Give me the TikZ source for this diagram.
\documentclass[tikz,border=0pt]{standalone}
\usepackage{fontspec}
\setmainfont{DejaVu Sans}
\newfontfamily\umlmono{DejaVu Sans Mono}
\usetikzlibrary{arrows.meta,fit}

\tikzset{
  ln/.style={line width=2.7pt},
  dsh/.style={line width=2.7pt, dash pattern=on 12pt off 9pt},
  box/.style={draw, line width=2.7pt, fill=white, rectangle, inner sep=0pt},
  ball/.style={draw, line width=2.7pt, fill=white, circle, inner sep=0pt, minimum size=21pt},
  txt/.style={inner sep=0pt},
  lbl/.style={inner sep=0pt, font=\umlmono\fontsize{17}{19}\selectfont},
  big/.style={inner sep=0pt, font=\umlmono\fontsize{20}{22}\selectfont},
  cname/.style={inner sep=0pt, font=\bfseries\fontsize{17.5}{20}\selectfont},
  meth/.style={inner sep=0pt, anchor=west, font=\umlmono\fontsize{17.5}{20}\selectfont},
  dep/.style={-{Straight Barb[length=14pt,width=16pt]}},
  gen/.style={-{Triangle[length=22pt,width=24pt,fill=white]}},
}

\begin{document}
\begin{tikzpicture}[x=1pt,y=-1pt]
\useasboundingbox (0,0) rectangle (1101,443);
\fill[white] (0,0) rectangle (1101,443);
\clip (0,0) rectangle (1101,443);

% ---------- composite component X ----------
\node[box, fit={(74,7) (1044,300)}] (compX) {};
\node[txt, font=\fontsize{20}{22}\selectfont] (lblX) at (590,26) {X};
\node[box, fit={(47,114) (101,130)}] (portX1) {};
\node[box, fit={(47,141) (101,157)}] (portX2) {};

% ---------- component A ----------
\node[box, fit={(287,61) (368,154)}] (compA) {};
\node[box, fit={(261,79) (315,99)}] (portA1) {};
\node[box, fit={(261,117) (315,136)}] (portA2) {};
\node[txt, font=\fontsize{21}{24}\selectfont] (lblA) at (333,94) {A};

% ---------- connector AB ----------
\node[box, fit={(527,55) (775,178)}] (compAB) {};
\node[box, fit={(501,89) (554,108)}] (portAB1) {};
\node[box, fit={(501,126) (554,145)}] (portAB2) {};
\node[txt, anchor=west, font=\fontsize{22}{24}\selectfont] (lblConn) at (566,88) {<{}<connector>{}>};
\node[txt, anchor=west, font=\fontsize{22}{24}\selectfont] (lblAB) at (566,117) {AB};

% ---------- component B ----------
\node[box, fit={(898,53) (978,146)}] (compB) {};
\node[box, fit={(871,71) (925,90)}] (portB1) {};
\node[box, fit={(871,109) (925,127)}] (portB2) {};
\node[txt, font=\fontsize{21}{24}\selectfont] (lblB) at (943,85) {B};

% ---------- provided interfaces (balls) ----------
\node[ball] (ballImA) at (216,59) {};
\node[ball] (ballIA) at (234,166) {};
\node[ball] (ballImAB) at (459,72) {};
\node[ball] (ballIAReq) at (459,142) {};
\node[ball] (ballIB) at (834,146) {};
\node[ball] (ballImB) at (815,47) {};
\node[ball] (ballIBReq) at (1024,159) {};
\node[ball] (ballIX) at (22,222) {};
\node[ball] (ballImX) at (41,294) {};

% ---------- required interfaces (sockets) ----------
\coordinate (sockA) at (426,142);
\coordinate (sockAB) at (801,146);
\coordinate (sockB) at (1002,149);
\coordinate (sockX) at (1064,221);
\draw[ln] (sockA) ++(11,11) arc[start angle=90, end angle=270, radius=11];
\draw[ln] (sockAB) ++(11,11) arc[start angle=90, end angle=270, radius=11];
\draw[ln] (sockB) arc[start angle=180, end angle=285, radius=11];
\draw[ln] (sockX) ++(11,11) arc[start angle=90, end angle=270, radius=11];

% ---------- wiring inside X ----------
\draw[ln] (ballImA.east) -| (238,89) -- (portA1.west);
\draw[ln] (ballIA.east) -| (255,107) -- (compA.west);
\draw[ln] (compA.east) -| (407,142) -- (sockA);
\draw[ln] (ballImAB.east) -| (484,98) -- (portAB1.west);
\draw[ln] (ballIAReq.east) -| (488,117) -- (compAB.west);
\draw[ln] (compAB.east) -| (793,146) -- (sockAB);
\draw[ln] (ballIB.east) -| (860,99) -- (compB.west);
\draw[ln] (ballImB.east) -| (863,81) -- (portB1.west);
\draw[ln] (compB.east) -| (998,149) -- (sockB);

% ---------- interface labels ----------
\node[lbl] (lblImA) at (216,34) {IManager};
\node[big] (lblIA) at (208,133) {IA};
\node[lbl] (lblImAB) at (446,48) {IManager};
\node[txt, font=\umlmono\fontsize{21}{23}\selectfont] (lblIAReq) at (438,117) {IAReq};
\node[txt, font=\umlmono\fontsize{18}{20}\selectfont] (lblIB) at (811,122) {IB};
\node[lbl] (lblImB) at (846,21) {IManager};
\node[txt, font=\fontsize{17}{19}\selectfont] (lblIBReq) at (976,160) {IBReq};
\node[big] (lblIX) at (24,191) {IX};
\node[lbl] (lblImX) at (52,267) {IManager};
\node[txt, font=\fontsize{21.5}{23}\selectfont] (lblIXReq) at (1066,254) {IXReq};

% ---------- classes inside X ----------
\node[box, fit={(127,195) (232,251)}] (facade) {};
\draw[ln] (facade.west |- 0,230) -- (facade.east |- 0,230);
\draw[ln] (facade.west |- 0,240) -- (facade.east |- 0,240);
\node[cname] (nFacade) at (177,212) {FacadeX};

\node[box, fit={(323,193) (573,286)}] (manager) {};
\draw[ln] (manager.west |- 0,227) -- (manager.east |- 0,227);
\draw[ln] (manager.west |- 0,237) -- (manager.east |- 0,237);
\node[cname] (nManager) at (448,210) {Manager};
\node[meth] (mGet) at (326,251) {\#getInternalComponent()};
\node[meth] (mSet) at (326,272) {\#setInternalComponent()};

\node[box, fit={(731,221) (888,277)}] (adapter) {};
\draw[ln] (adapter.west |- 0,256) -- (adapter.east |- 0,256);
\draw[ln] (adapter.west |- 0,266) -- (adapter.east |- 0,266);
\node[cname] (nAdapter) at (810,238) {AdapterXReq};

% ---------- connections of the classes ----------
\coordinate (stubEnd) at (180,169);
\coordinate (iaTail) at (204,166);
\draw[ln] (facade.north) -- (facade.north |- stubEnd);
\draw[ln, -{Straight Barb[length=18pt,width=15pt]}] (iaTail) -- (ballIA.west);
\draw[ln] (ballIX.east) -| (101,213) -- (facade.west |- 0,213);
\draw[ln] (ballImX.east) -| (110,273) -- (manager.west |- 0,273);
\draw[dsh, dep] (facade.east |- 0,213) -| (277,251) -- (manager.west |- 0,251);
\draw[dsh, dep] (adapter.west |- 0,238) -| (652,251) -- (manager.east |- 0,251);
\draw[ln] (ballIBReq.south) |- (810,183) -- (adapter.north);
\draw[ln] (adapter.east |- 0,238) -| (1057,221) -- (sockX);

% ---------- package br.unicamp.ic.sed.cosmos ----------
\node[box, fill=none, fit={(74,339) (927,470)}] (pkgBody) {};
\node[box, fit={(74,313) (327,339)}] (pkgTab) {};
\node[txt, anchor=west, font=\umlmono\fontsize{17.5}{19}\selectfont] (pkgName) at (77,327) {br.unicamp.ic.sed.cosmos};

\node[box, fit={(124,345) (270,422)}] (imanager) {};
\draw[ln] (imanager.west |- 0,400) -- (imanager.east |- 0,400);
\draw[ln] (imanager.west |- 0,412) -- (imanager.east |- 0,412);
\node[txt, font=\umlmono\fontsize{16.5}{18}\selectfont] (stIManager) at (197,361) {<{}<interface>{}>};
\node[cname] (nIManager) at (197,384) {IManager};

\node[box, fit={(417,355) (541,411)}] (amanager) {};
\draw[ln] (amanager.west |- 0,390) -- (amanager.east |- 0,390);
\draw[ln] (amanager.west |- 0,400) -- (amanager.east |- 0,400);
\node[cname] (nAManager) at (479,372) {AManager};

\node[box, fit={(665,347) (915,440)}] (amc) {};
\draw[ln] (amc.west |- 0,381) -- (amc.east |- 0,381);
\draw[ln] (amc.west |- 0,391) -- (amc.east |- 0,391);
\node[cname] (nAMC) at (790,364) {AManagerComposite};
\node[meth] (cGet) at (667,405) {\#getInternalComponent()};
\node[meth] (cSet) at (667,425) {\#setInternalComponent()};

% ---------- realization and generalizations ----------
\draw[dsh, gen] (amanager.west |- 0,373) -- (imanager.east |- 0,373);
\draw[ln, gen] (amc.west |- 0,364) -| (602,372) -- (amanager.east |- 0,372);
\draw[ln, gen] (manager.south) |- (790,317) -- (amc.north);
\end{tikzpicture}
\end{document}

- - - -

**TASK PROMPT:**
Each line from the start of the listing above through the line containing "(lblAB) at (566,117)" should be copied exactly, please, with no other lines added.

**SOLUTION TO THIS TASK:**
Give me the TikZ source for this diagram.
\documentclass[tikz,border=0pt]{standalone}
\usepackage{fontspec}
\setmainfont{DejaVu Sans}
\newfontfamily\umlmono{DejaVu Sans Mono}
\usetikzlibrary{arrows.meta,fit}

\tikzset{
  ln/.style={line width=2.7pt},
  dsh/.style={line width=2.7pt, dash pattern=on 12pt off 9pt},
  box/.style={draw, line width=2.7pt, fill=white, rectangle, inner sep=0pt},
  ball/.style={draw, line width=2.7pt, fill=white, circle, inner sep=0pt, minimum size=21pt},
  txt/.style={inner sep=0pt},
  lbl/.style={inner sep=0pt, font=\umlmono\fontsize{17}{19}\selectfont},
  big/.style={inner sep=0pt, font=\umlmono\fontsize{20}{22}\selectfont},
  cname/.style={inner sep=0pt, font=\bfseries\fontsize{17.5}{20}\selectfont},
  meth/.style={inner sep=0pt, anchor=west, font=\umlmono\fontsize{17.5}{20}\selectfont},
  dep/.style={-{Straight Barb[length=14pt,width=16pt]}},
  gen/.style={-{Triangle[length=22pt,width=24pt,fill=white]}},
}

\begin{document}
\begin{tikzpicture}[x=1pt,y=-1pt]
\useasboundingbox (0,0) rectangle (1101,443);
\fill[white] (0,0) rectangle (1101,443);
\clip (0,0) rectangle (1101,443);

% ---------- composite component X ----------
\node[box, fit={(74,7) (1044,300)}] (compX) {};
\node[txt, font=\fontsize{20}{22}\selectfont] (lblX) at (590,26) {X};
\node[box, fit={(47,114) (101,130)}] (portX1) {};
\node[box, fit={(47,141) (101,157)}] (portX2) {};

% ---------- component A ----------
\node[box, fit={(287,61) (368,154)}] (compA) {};
\node[box, fit={(261,79) (315,99)}] (portA1) {};
\node[box, fit={(261,117) (315,136)}] (portA2) {};
\node[txt, font=\fontsize{21}{24}\selectfont] (lblA) at (333,94) {A};

% ---------- connector AB ----------
\node[box, fit={(527,55) (775,178)}] (compAB) {};
\node[box, fit={(501,89) (554,108)}] (portAB1) {};
\node[box, fit={(501,126) (554,145)}] (portAB2) {};
\node[txt, anchor=west, font=\fontsize{22}{24}\selectfont] (lblConn) at (566,88) {<{}<connector>{}>};
\node[txt, anchor=west, font=\fontsize{22}{24}\selectfont] (lblAB) at (566,117) {AB};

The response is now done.